Can "stock" refer to anything other than fish?

As in: Fish stocks are declining throughout the world’s oceans.

Can “stock” be used to indicate any other animals?

“Stock” is sometimes used coloquially (ie. ‘He comes from good stock’) but I’m not sure whether this is the same “stock” as in the first example.

Thanks for any/all help.

The recipe calls for chicken stock.

The “stocks” refers to the supply which can be drawn upon, and is not so much an animal reference as it is to a supply pool. For fishing, this comparison is relevant, whereas it is not for most other animals. You will hear it used more often in discussions of industrial supply.

Ok, so then “breeding stock” would be a similar meaning, right?

Well, ‘stock’ also has the sense of a progenitor, whether plant or animal, i.e., the source of a line of animals or plants. And it also means animals kept and raised on a farm. Merging both senses, ‘breeding stock’ is the animals kept on a farm for the purposes of breeding and becoming the progenitors of more animals, as opposed to merely being milked or worked or slaughtered for meat.

Thanks.

I wonder then, if fish ‘stock’ as defined in your first post – as a reserve to be drawn on – can also be taken to mean the second (as progenitor)?
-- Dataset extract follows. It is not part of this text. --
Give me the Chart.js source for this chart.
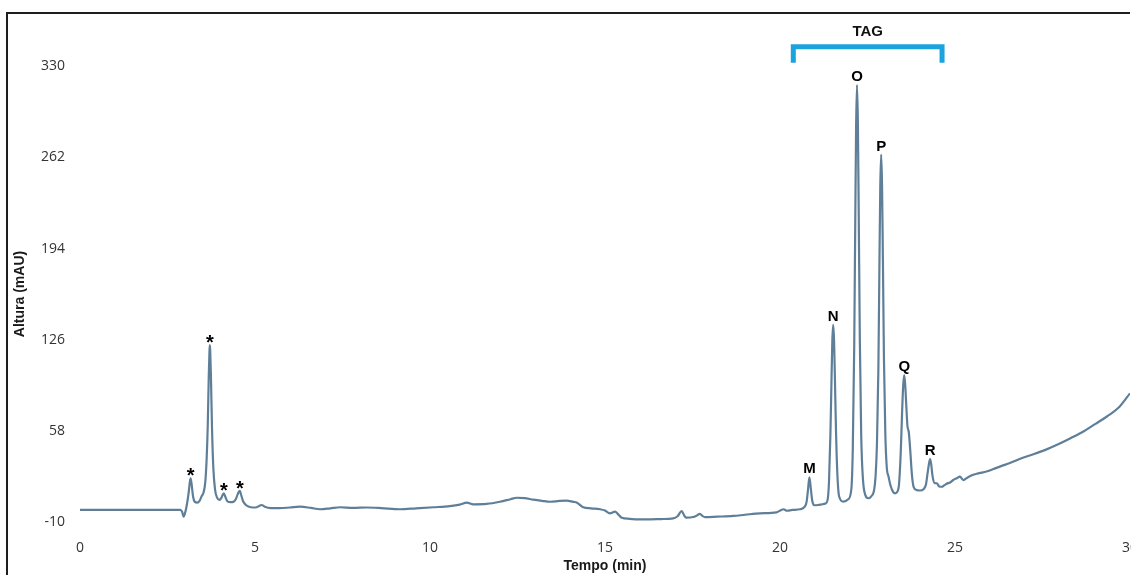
<!DOCTYPE html>
<html>
<head>
<meta charset="utf-8">
<script src="https://cdn.jsdelivr.net/npm/chart.js@4/dist/chart.umd.min.js"></script>
<style>
  html, body { margin: 0; padding: 0; background: #ffffff; overflow: hidden; }
  #wrap { width: 1131px; height: 575px; overflow: hidden; position: relative; }
  canvas { display: block; }
</style>
</head>
<body>
<div id="wrap"><canvas id="chrom" width="1160" height="575"></canvas></div>
<script>
// Retention time (min) and detector response (mAU) of the chromatogram trace
const retentionTime = [
  0, 1, 2, 2.86, 2.92, 2.96, 3.0, 3.05, 3.1, 3.14, 3.16, 3.19, 3.23, 3.28, 3.35, 3.42, 3.48,
  3.53, 3.58, 3.62, 3.65, 3.68, 3.70, 3.71, 3.72, 3.74, 3.77, 3.81, 3.86, 3.92, 3.98,
  4.04, 4.08, 4.11, 4.15, 4.21, 4.3, 4.38, 4.45, 4.51, 4.55, 4.57, 4.6, 4.66, 4.75, 4.88,
  5.02, 5.12, 5.19, 5.28, 5.45, 5.7, 6.0, 6.29, 6.6, 6.86, 7.15, 7.43, 7.8, 8.19, 8.6,
  9.14, 9.6, 10.1, 10.57, 10.85, 11.05, 11.24, 11.62, 12.0, 12.3, 12.48, 12.7, 12.95,
  13.2, 13.43, 13.7, 13.9, 14.1, 14.19, 14.38, 14.6, 14.86, 15.0, 15.14, 15.29, 15.4,
  15.48, 15.7, 16.0, 16.29, 16.6, 16.95, 17.08, 17.19, 17.27, 17.33, 17.52, 17.62, 17.71,
  17.8, 17.86, 18.2, 18.67, 19.0, 19.43, 19.9, 20.05, 20.1, 20.2, 20.35, 20.57,
  20.7, 20.76, 20.8, 20.84, 20.88, 20.92, 20.98, 21.09, 21.2, 21.3,
  21.36, 21.40, 21.44, 21.47, 21.495, 21.52, 21.545, 21.57, 21.60, 21.64, 21.69, 21.81,
  21.95, 22.04, 22.08, 22.12, 22.15, 22.175, 22.2, 22.225, 22.25, 22.28, 22.32, 22.37,
  22.44, 22.52, 22.6, 22.69, 22.73, 22.77, 22.81, 22.84, 22.865, 22.89, 22.915, 22.94,
  22.97, 23.01, 23.05, 23.1, 23.16, 23.23, 23.29, 23.35, 23.40, 23.45, 23.49, 23.52,
  23.55, 23.58, 23.61, 23.64, 23.68, 23.72, 23.77, 23.82, 23.9, 24.0, 24.1, 24.17,
  24.22, 24.26, 24.29, 24.32, 24.36, 24.42, 24.48, 24.55, 24.62, 24.7, 24.8, 24.86,
  24.95, 25.05, 25.14, 25.24, 25.35, 25.45, 25.62, 25.8, 25.95, 26.1, 26.3, 26.57,
  26.9, 27.24, 27.6, 27.9, 28.3, 28.67, 29.0, 29.33, 29.7, 30.0
];
const absorbance = [
  -1.0, -1.0, -1.0, -1.0, -2.5, -6.0, -3.5, 2.5, 11, 20, 22.6, 18, 9, 5, 4.4, 6, 9.5,
  12, 20, 38, 62, 100, 118, 122, 118, 100, 62, 30, 14, 8, 6.5,
  8, 10.5, 11.3, 9, 5.5, 4.8, 5, 7, 11, 13, 13.2, 10.5, 5.5, 2.5, 1,
  0.8, 2, 2.7, 1.4, 0.4, 0.3, 0.8, 1.4, 0.5, -0.5, 0.2, 1.0, 0.5, 0.8, 0.4,
  -0.5, 0.2, 1.0, 1.9, 3.0, 4.4, 3.2, 3.5, 5.1, 7.0, 8.1, 7.8, 6.7,
  5.8, 5.1, 5.7, 5.9, 5.0, 4.6, 1.0, 0.2, -0.5, -1.5, -3.5, -2.3, -5.0,
  -6.8, -7.6, -8.0, -8.0, -7.8, -7.3, -5.5, -1.8, -5.5, -6.8, -6.3, -5.2, -4.0,
  -5.8, -6.3, -6.0, -5.5, -4.6, -3.5, -2.8, -0.8, -0.5, -1.6, -1.0, -0.5,
  1.2, 5, 14, 23.3, 15, 6, 2.5, 2.7, 3.2, 3.8,
  6.5, 20, 55, 94, 125, 137, 125, 96, 58, 25, 9, 5.2,
  7, 15, 45, 120, 213, 286, 316, 288, 218, 128, 55, 22,
  10, 7.7, 9, 14, 24, 48, 103, 180, 240, 264, 242, 186,
  112, 55, 31, 24, 17, 12.5, 11.4, 12.5, 18, 42, 73, 92,
  99.6, 91, 76, 62, 57, 44, 25, 16, 13.9, 13.5, 14.5, 18,
  27, 34, 37, 33, 24, 19, 18.9, 16.5, 16.3, 17.5, 19, 19.5,
  21.3, 22.6, 23.8, 21.3, 23, 24.5, 26, 27, 28, 29.5, 31.5, 34,
  37.5, 40.5, 44, 47.4, 52.5, 57.5, 63, 68.5, 76, 86
];

// Axis tick values
const timeTicks = [0, 5, 10, 15, 20, 25, 30];
const heightTicks = [-10, 58, 126, 194, 262, 330];

// Identified peaks: label and apex retention time
const peakLabels = ['*', '*', '*', '*', 'M', 'N', 'O', 'P', 'Q', 'R'];
const peakTimes  = [3.16, 3.71, 4.11, 4.57, 20.84, 21.52, 22.2, 22.89, 23.55, 24.29];

// Triacylglycerol group bracket (time span)
const tagGroup = { label: 'TAG', from: 20.38, to: 24.63 };

const points = retentionTime.map((t, i) => ({ x: t, y: absorbance[i] }));

const BOLD = "bold 14px 'Liberation Sans', Arial, sans-serif";
const LABEL_BOLD = "bold 15px 'Liberation Sans', Arial, sans-serif";
const STAR_BOLD = "bold 20px 'Liberation Sans', Arial, sans-serif";

const annotate = {
  id: 'annotate',
  afterDraw(chart) {
    const { ctx, scales } = chart;
    const xs = scales.x, ys = scales.y;
    ctx.save();

    // outer frame (top and left edges)
    ctx.strokeStyle = '#1e1e1e';
    ctx.lineWidth = 2;
    ctx.beginPath();
    ctx.moveTo(7, 575);
    ctx.lineTo(7, 13);
    ctx.lineTo(1130, 13);
    ctx.stroke();

    // peak labels above each apex
    ctx.fillStyle = '#000000';
    ctx.textAlign = 'center';
    ctx.textBaseline = 'alphabetic';
    peakLabels.forEach((lab, i) => {
      const t0 = peakTimes[i];
      let best = -Infinity;
      retentionTime.forEach((t, j) => {
        if (Math.abs(t - t0) <= 0.03 && absorbance[j] > best) best = absorbance[j];
      });
      const px = xs.getPixelForValue(t0);
      const py = ys.getPixelForValue(best);
      if (lab === '*') {
        ctx.font = STAR_BOLD;
        ctx.fillText(lab, px, py + 4);
      } else {
        ctx.font = LABEL_BOLD;
        ctx.fillText(lab, px, py - 4);
      }
    });

    // TAG bracket
    const bx0 = xs.getPixelForValue(tagGroup.from);
    const bx1 = xs.getPixelForValue(tagGroup.to);
    const byTop = ys.getPixelForValue(344.5);
    const byLeg = ys.getPixelForValue(332.5);
    ctx.strokeStyle = '#1ba3de';
    ctx.lineWidth = 5;
    ctx.lineCap = 'butt';
    ctx.lineJoin = 'miter';
    ctx.beginPath();
    ctx.moveTo(bx0, byLeg);
    ctx.lineTo(bx0, byTop);
    ctx.lineTo(bx1, byTop);
    ctx.lineTo(bx1, byLeg);
    ctx.stroke();
    ctx.fillStyle = '#111111';
    ctx.font = LABEL_BOLD;
    ctx.textBaseline = 'middle';
    ctx.fillText(tagGroup.label, (bx0 + bx1) / 2, ys.getPixelForValue(356));

    // y axis title
    ctx.translate(20.5, 294);
    ctx.rotate(-Math.PI / 2);
    ctx.font = BOLD;
    ctx.fillStyle = '#1a1a1a';
    ctx.textAlign = 'center';
    ctx.textBaseline = 'middle';
    ctx.fillText('Altura (mAU)', 0, 0);
    ctx.restore();
  }
};

new Chart(document.getElementById('chrom'), {
  type: 'line',
  data: {
    datasets: [{
      data: points,
      borderColor: '#5f7f98',
      borderWidth: 2.2,
      pointRadius: 0,
      fill: false,
      cubicInterpolationMode: 'monotone'
    }]
  },
  options: {
    responsive: false,
    animation: false,
    layout: { padding: { top: 26, right: 30, left: 0, bottom: 0 } },
    plugins: { legend: { display: false }, tooltip: { enabled: false } },
    scales: {
      x: {
        type: 'linear',
        min: 0,
        max: 30,
        afterBuildTicks(scale) { scale.ticks = timeTicks.map(v => ({ value: v })); },
        afterFit(scale) { scale.height = 53; },
        grid: { display: false, drawTicks: false },
        border: { display: false },
        ticks: {
          padding: 18,
          color: '#333333',
          font: { family: "'Open Sans', sans-serif", size: 14 },
          maxRotation: 0,
          autoSkip: false
        },
        title: {
          display: true,
          text: 'Tempo (min)',
          color: '#1a1a1a',
          font: { family: "'Liberation Sans', Arial, sans-serif", size: 14, weight: 'bold' },
          padding: { top: 0, bottom: 0 }
        }
      },
      y: {
        type: 'linear',
        min: -10,
        max: 360,
        afterBuildTicks(scale) { scale.ticks = heightTicks.map(v => ({ value: v })); },
        afterFit(scale) { scale.width = 80; },
        grid: { display: false, drawTicks: false },
        border: { display: false },
        ticks: {
          padding: 15,
          color: '#333333',
          font: { family: "'Open Sans', sans-serif", size: 14 },
          autoSkip: false
        }
      }
    }
  },
  plugins: [annotate]
});
</script>
</body>
</html>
Or, is it just getting late and the mounds of copy on the screen are frying my reasoning/language ability?

Only if you’re talking about (e.g., farmed) fry.

All the stock animals on our farm were referred to as stock. We spent a lot of time buying and selling stock and stocking the farm. But we never said the cattle stocks were getting low, although the farmers’ association would have used such an expression.

what does “lock stock and barrel” mean then??

No, not cattle stock, but surely, livestock.

“the stockyards” is where they gather animals for impending slaughter.

jdsmith wrote:
what does “lock stock and barrel” mean then??

I think that the term lock, stock and barrel came from the days of the early western frontier when a business (such as a general store) would sell out to another. Lock being the premises and fixtures, stock being the hard goods and barrel being the dry goods and perishables. Ergo, “He bought the business, lock, stock and barrel”.

At least, that’s what I was told when asked about the origin of the term. Nowdays, it seems to be said to be a “turn key operation”.

[quote=“totallytika”]jdsmith wrote:
what does “lock stock and barrel” mean then??

I think that the term lock, stock and barrel came from the days of the early western frontier when a business (such as a general store) would sell out to another. Lock being the premises and fixtures, stock being the hard goods and barrel being the dry goods and perishables. Ergo, “He bought the business, lock, stock and barrel”.

At least, that’s what I was told when asked about the origin of the term. Nowdays, it seems to be said to be a “turn key operation”.[/quote]
I always thought that was a reference to a parts of a gun, which collectively make up the complete item. i.e the whole fang dangle.

That makes more sense to me, lock being the firing mechanism (e.g., flintlock, matchlock), stock being the wooden butt etc.

The lock, from “flintlock”, where the pin strikes the back of the cartridge; the stock, the bit you put against your shoulder; and the barrel is the bang stick with the hole in the end. Hence “lock, stock, and two smoking barrels”.

But totally tika’s I bet is more authentic.

Stock is the word used for inventory in the UK. Hence a stocktake.

It can also be used to describe the holding tank of military miscreants. The Stockade.

Or is that a cool summery thirst slaker?

OK, I just did a quick GIS

The New Dictionary of Cultural Literacy, Third Edition. 2002.

lock, stock, and barrel

The whole of anything:

Yep, in NZ at least it’s very normal to refer to the animals (cattle at least) as stock.

Brian

Thought of another usage. The quality of paper is referred to as its stock, n’est ce pas?

You can also make a stock responce to something, which you certainly received a lot of albeit in the wrong context.